A sneak preview of Drew Friedman's book of portraits of underground comix icons
The fantastic Drew Friedman says: "My latest book project will be one hundred black and white portraits of underground comix icons presented as they were during that most fertile era of underground comix, 1967-1977, from Z to A, ZAP to ARCADE (with some stops before and after). Short biographies and samples of their work will also be included."
To me, this is a natural followup to my two Heroes of the Comics books that both focused on the great creators of mainstream comics, from the mid- thirties to the mid-fifties, now jumping a decade to the dawn of the undergrounds.

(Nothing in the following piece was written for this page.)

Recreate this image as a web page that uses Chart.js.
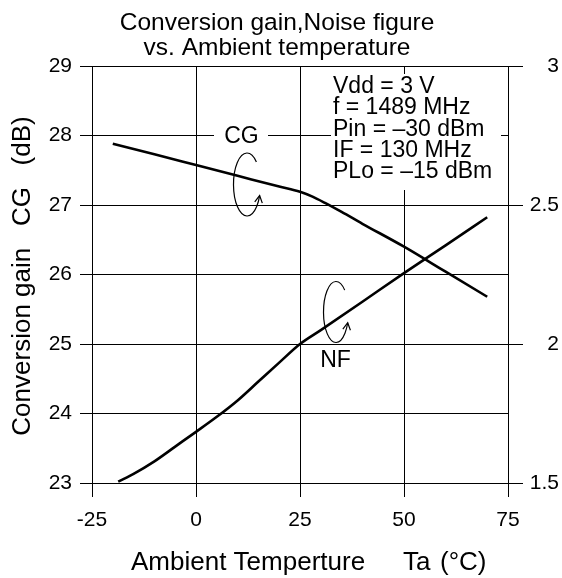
<!DOCTYPE html>
<html>
<head>
<meta charset="utf-8">
<script src="https://cdn.jsdelivr.net/npm/chart.js@4"></script>
<style>
  html, body { margin: 0; padding: 0; background: #fff; }
  #wrap { width: 562px; height: 578px; }
</style>
</head>
<body>
<div id="wrap"><canvas id="chart" width="562" height="578"></canvas></div>
<script>
// conversion gain (left axis, dB) vs ambient temperature
const cgTemps = [-20, -10, 0, 10, 20, 25, 28, 31, 35, 40, 50, 60, 70];
const cgValues = [27.88, 27.73, 27.575, 27.42, 27.265, 27.19, 27.12, 27.03, 26.9, 26.73, 26.4, 26.04, 25.68];

// noise figure (right axis)
const nfTemps = [-18.7, -15, -10, -5, 0, 5, 10, 15, 20, 25, 30, 40, 50, 60, 70];
const nfValues = [1.505, 1.533, 1.578, 1.631, 1.684, 1.738, 1.797, 1.865, 1.933, 2.0, 2.05, 2.152, 2.255, 2.355, 2.456];

const xTicks = [-25, 0, 25, 50, 75];
const cgTicks = [23, 24, 25, 26, 27, 28, 29];
const nfTicks = [1.5, 2, 2.5, 3];

const titleLines = ['Conversion gain,Noise figure', 'vs. Ambient temperature'];
const conditions = ['Vdd = 3 V', 'f = 1489 MHz', 'Pin = \u201330 dBm', 'IF = 130 MHz', 'PLo = \u201315 dBm'];

const FONT = "'Liberation Sans', Arial, sans-serif";

const toPoints = (xs, ys) => xs.map((x, i) => ({ x: x, y: ys[i] }));

// curly arrow used to point a curve at its axis
function drawCurl(ctx, cx, cy, rx, ry) {
  const a0 = -0.8, a1 = 0.36;
  ctx.save();
  ctx.strokeStyle = '#000';
  ctx.lineWidth = 1.2;
  ctx.beginPath();
  ctx.ellipse(cx, cy, rx, ry, 0, a0, a1, true);
  ctx.stroke();
  const px = cx + rx * Math.cos(a1), py = cy + ry * Math.sin(a1);
  const dx = rx * Math.sin(a1), dy = -ry * Math.cos(a1);
  const ang = Math.atan2(dy, dx);
  ctx.beginPath();
  ctx.moveTo(px - 8 * Math.cos(ang - 0.5), py - 8 * Math.sin(ang - 0.5));
  ctx.lineTo(px, py);
  ctx.lineTo(px - 8 * Math.cos(ang + 0.5), py - 8 * Math.sin(ang + 0.5));
  ctx.stroke();
  ctx.restore();
}

const decorations = {
  id: 'decorations',
  afterDatasetsDraw(chart) {
    const ctx = chart.ctx;
    ctx.save();
    ctx.fillStyle = '#000';
    ctx.textBaseline = 'alphabetic';

    // title
    ctx.font = '24.5px ' + FONT;
    ctx.textAlign = 'center';
    ctx.fillText(titleLines[0], 277, 30);
    ctx.fillText(titleLines[1], 277, 55);

    // x axis title
    ctx.font = '26px ' + FONT;
    ctx.textAlign = 'left';
    ctx.fillText('Ambient Temperture', 131, 570);
    ctx.fillText('Ta', 403, 570);
    ctx.fillText('(\u00b0C)', 440, 570);

    // y axis title
    ctx.save();
    ctx.translate(30, 276);
    ctx.rotate(-Math.PI / 2);
    ctx.textAlign = 'center';
    ctx.font = '26px ' + FONT;
    ctx.fillText('Conversion gain   CG   (dB)', 0, 0);
    ctx.restore();

    // conditions box
    ctx.fillStyle = '#fff';
    ctx.fillRect(331, 74, 170, 116);
    ctx.fillStyle = '#000';
    ctx.font = '23px ' + FONT;
    ctx.textAlign = 'left';
    conditions.forEach((t, i) => ctx.fillText(t, 333, 93 + i * 21.3));

    // CG label
    ctx.fillStyle = '#fff';
    ctx.fillRect(214, 126, 54, 20);
    ctx.fillStyle = '#000';
    ctx.textAlign = 'center';
    ctx.fillText('CG', 241.5, 143);
    drawCurl(ctx, 247, 184.5, 13.5, 31.5);

    // NF label
    ctx.fillText('NF', 335.5, 367);
    drawCurl(ctx, 336, 312, 12.5, 30.5);

    ctx.restore();
  }
};

new Chart(document.getElementById('chart'), {
  type: 'line',
  data: {
    datasets: [
      {
        label: 'CG',
        data: toPoints(cgTemps, cgValues),
        yAxisID: 'y',
        borderColor: '#000',
        borderWidth: 2.6,
        pointRadius: 0,
        cubicInterpolationMode: 'monotone',
        fill: false,
      },
      {
        label: 'NF',
        data: toPoints(nfTemps, nfValues),
        yAxisID: 'y2',
        borderColor: '#000',
        borderWidth: 2.6,
        pointRadius: 0,
        cubicInterpolationMode: 'monotone',
        fill: false,
      },
    ],
  },
  options: {
    responsive: false,
    animation: false,
    devicePixelRatio: 1,
    layout: { padding: { top: 66, right: 3, left: 0, bottom: 0 } },
    plugins: {
      legend: { display: false },
      tooltip: { enabled: false },
      title: { display: false },
    },
    scales: {
      x: {
        type: 'linear',
        position: 'bottom',
        min: -25,
        max: 75,
        afterBuildTicks: (s) => { s.ticks = xTicks.map(v => ({ value: v })); },
        afterFit: (s) => { s.height = 95; },
        ticks: { font: { family: FONT, size: 21 }, color: '#000', padding: 11, maxRotation: 0 },
        grid: { color: '#000', lineWidth: 1, tickLength: 14 },
        border: { color: '#000', width: 1 },
      },
      y: {
        type: 'linear',
        position: 'left',
        min: 23,
        max: 29,
        afterBuildTicks: (s) => { s.ticks = cgTicks.map(v => ({ value: v })); },
        afterFit: (s) => { s.width = 92; },
        ticks: { font: { family: FONT, size: 21 }, color: '#000', padding: 8 },
        grid: { color: '#000', lineWidth: 1, tickLength: 12 },
        border: { color: '#000', width: 1 },
      },
      y2: {
        type: 'linear',
        position: 'right',
        min: 1.5,
        max: 3,
        afterBuildTicks: (s) => { s.ticks = nfTicks.map(v => ({ value: v })); },
        afterFit: (s) => { s.width = 51; },
        ticks: {
          font: { family: FONT, size: 21 },
          color: '#000',
          padding: 4,
          crossAlign: 'far',
          callback: (v) => String(v),
        },
        grid: { color: '#000', lineWidth: 1, tickLength: 15, drawOnChartArea: false },
        border: { color: '#000', width: 1 },
      },
    },
  },
  plugins: [decorations],
});
</script>
</body>
</html>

Underground comix was a counterculture movement that produced iconoclastic and wonderfully forbidden, no-holds-barred comic books and other small press publications focusing mainly on sex, violence and drugs, and featured comix and graphix produced by some of the greatest artistic talents and satiric minds of the day, most prominently the "father of underground comix," R. Crumb.
All of the essential players from that ten year era of undergrounds will be included: Frank Stack, Gilbert Shelton, Robert Crumb, Art Spiegelman, Bill Griffith, Diane Noomin, Denis Kitchen, Justin Green, Kim Deitch, Jay Lynch, Jim Osborne, Trina Robbins, Vaughn Bode, Howard Cruise, all the ZAP artists, the Bijou Funnies artists, the Air Pirates, etc, as well as several obscure, forgotten and black creators. This project should be completed by early to mid 2021 and published either later that year, or in 2022, depending on unforseen circumstances in the publishing world.
I love everything Drew does, and I'm really looking forward to this one. He will be published by Fantagraphics.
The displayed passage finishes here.